This Is Not a War, It Is a Genocide

“Iam sure that if the mothers of various nations could meet, there would be no more wars.” E.M. Forster

“War does not determine who is right, only who is left.” Bertrand Russell

“There is no honorable way to kill, no gentle way to destroy. There is nothing good in war, except its ending.” Abraham Lincoln

“There never was a good war or a bad peace.” Benjamin Franklin

“I do honestly think that if women were running the world there would be more investment in peace, because basically as women we do not want to see our children killed. Maybe I am completely idealistic, but until we see women in equal positions of power in the world, I just think that we are doomed.” Meryl Streep

“War doesn’t make winners, only widows” Unknown

These are among the many quotes, famous and otherwise, that get chosen to chastise humanity for the inhumanity of war. So we find ourselves now again in such a situation.

But let me be clear, what is happening in Ukraine in recent weeks is not a war, it is a slaughter of innocents, as described in the Bible when King Herod sent out his forces to kill the messiah whose birth had been foretold. This genocide is indeed of Biblical proportions, akin to the tyrant obsessed with killing his arch enemy, God’s chosen one. It is not a war between contending armies.

The Meryl Streep quote echoes what British author E.M Forster said decades earlier, but is best in this age coming from a woman. The International Women’s Day celebrated this week was a good occasion for dialing up on YouTube Streep’s timeless 2010 commencement address at Barnard College. She continues as one of the most relevant voices of our age, one next to whom Putin, like Trump, shrinks to the level of J.R.R. Tolkein’s “Lord of the Rings” fantasy character in his end days, Gollum.

Tolkein invented Gollum around the time that Hitler invaded Poland kicking off World War II and perhaps the greatest genocide, of six milion Jews, in history.

It was on September 1, 1939 that poet W.H. Auden penned his famous poem named for that infamous date which only in the ensuing years did humanity learn was just the opening shot of a grievous world war.
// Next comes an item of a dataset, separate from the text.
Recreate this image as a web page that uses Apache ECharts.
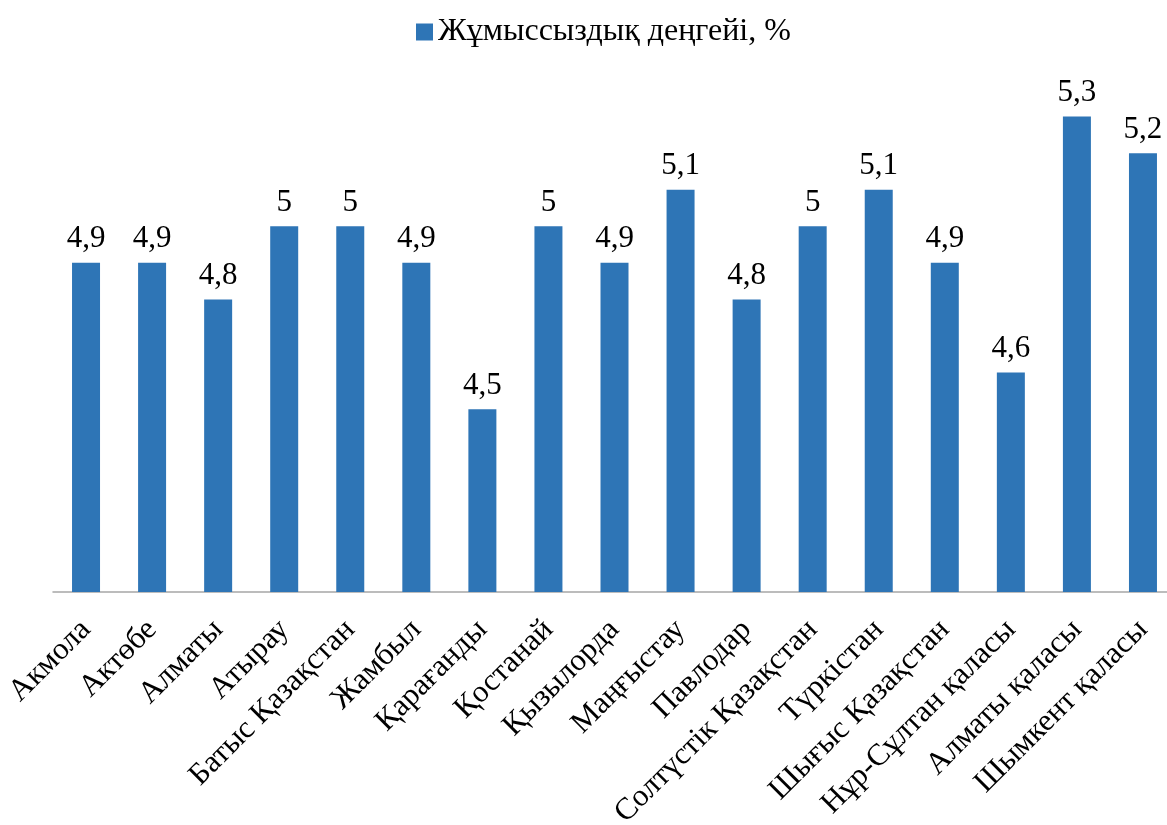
<!DOCTYPE html>
<html>
<head>
<meta charset="utf-8">
<script src="https://cdn.jsdelivr.net/npm/echarts@6/dist/echarts.min.js"></script>
<style>
  html, body { margin: 0; padding: 0; background: #fff; }
  #main { width: 1167px; height: 825px; }
</style>
</head>
<body>
<div id="main"></div>
<script>
const regions = [
  "Акмола", "Актөбе", "Алматы", "Атырау", "Батыс Қазақстан", "Жамбыл",
  "Қарағанды", "Қостанай", "Қызылорда", "Маңғыстау", "Павлодар",
  "Солтүстік Қазақстан", "Түркістан", "Шығыс Қазақстан",
  "Нұр-Сұлтан қаласы", "Алматы қаласы", "Шымкент қаласы"
];
const unemployment = [4.9, 4.9, 4.8, 5, 5, 4.9, 4.5, 5, 4.9, 5.1, 4.8, 5, 5.1, 4.9, 4.6, 5.3, 5.2];
const seriesName = "Жұмыссыздық деңгейі, %";

const font = "'Liberation Serif', 'Times New Roman', serif";
const chart = echarts.init(document.getElementById("main"));
chart.setOption({
  animation: false,
  legend: {
    data: [seriesName],
    icon: "rect",
    left: 411,
    top: 11,
    itemWidth: 17,
    itemHeight: 17,
    itemGap: 8,
    textStyle: { fontFamily: font, fontSize: 32, color: "#000" }
  },
  grid: {
    left: 53,
    width: 1123,
    top: 80,
    height: 512,
    containLabel: false,
    outerBoundsMode: "none"
  },
  xAxis: {
    type: "category",
    data: regions,
    axisLine: { lineStyle: { color: "#a6a6a6", width: 1.5 } },
    axisTick: { length: 9, lineStyle: { color: "#a6a6a6", width: 1.5 } },
    axisLabel: {
      interval: 0,
      rotate: 45,
      margin: 33,
      fontFamily: font,
      fontSize: 31,
      color: "#000"
    }
  },
  yAxis: {
    type: "value",
    min: 4,
    max: 5.4,
    show: false,
    splitLine: { show: false }
  },
  series: [
    {
      name: seriesName,
      type: "bar",
      data: unemployment,
      barWidth: 28,
      itemStyle: { color: "#2e75b6" },
      label: {
        show: true,
        position: "top",
        distance: 8,
        fontFamily: font,
        fontSize: 31,
        color: "#000",
        formatter: (p) => String(p.value).replace(".", ",")
      }
    }
  ]
});
</script>
</body>
</html>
“I sit in one of the dives on 52nd Street uncertain and afraid,” Auden began. “As the clever hopes expire of a low dishonest decade. Waves of fear and anger circulate over the bright and darkened lands of earth, obsessing our private lives. The unmentionable odor of death offends the September night.”

He blamed the start of the war on “the error bred in the bone of each woman and each man craves what it cannot have.”

Auden later said he despised this poem of his because of its fake optimism at the end evoking humanity’s “affirming flame.”

Putin’s invasion of Ukraine appears an ominous echo of Hitler’s invasion of Poland to start World War II. There is nothing in what Putin seeks that is justifiable. He has made himself into the architect of pure evil.

I remain astounded by how leaders of the Republican Party in the U.S have bought in to Putin’s aggression. They set the stage for it, with all their praise for Putin and attacks on the President Biden. Only after the invasion began did they begin to sing a different tune, because of the overwhelming public response generated largely due to President Zelensky’s resolve, but by then their work had been done.

Never forget the people at the CPAC convention in Florida last week chanting, “Putin, Putin, Putin!” They, of course, changed only when the world began to see how horrendous the Putin assault on Ukraine was becoming.

So now they blame Biden for not doing enough. These disgusting traitors will soon be exposed for who they really are, craven enemies of the U.S.

The entire Republican Party will now be held accountable in what will become the biggest U.S. popular mobilization in history to end the war and rid this nation of its pro-Putin menace once and for all.